Teacup pomeranian – Rehomed
Pomeranian Temperament and Personality
The Pomeranian has a proud and glamorous appearance with a personality to match. He’s an extrovert who is clever and lively. It’s hard to appear in public with a Pom and not attract attention. The adorable little dogs with the dark, almond-shaped eyes and alert, happy expression are tiny but intrepid. They have a take-charge temperament and tend not to be fearful of strangers or other animals. For more than a century, the Pom has had a well-deserved reputation for being a great watchdog. He may weigh only a few pounds, but he views himself as absolute guardian of his home and family.
The perfect little Pom is calm and easy to live with. He enjoys sitting in your lap and giving kisses. He is busy but doesn’t bounce off the walls. That said, Poms do like to bark. Start early and be consistent if you plan to teach him the “No bark” or “Quiet” command.
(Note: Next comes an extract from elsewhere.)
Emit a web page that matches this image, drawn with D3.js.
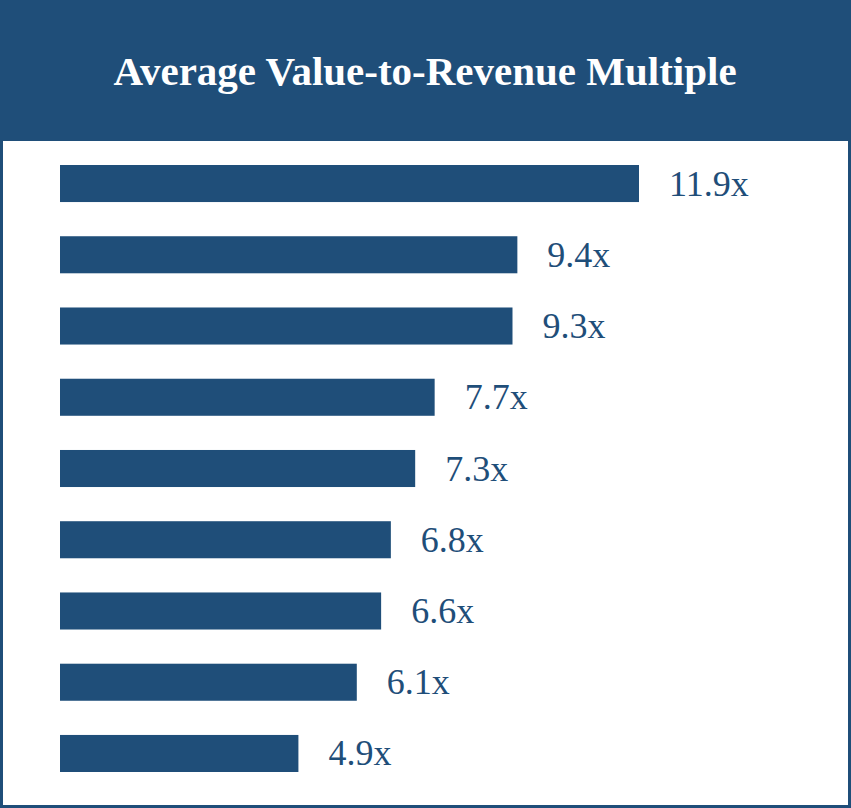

Poms may look like toys, but they are not good pets for young children. They are too delicate to be handled roughly, and they prefer the company of adults.
Housetraining does not always come easy to Poms. They can be stubborn about going outside to potty, especially if it’s rainy or cold outside. As a compromise, consider paper-training a Pom so that you both have options when the weather is bad.
The Basics of Pomeranian Grooming
Bathe a Pom every couple of months or more often as needed. If you use a gentle dog shampoo, you can even bathe a Pom as often as once or twice a week if you want.
What You Need to Know About Pomeranian Health
Tiny dogs often come with big health problems, and the Pomeranian is no exception. Most Poms live long, healthy lives, but they can be affected by many of the health problems common to toy dogs, such as acollapsing trachea, which causes respiratory problems and makes wearing a collar difficult. A collapsing tracheaoccurs when the cartilage in the windpipe becomes weak and causes the trachea to lose its normally tubular shape. This makes it difficult for the dog to breathe. Poms can have dental problems, and their kneecaps sometimes slip out of place, a condition known as luxating patellas. Ask your veterinarian to examine your dog’s knees regularly, especially if you notice him limping or hopping while running.
As with many breeds and mixes, the Pomeranian can suffer from a hip problem called Legg-Calve-Perthes disease. This condition causes a reduced blood supply to the head of the rear leg bone, which causes it to degrade. The first sign of Legg-Calve-Perthes, limping, usually appears when a puppy is 4 to 6 months old.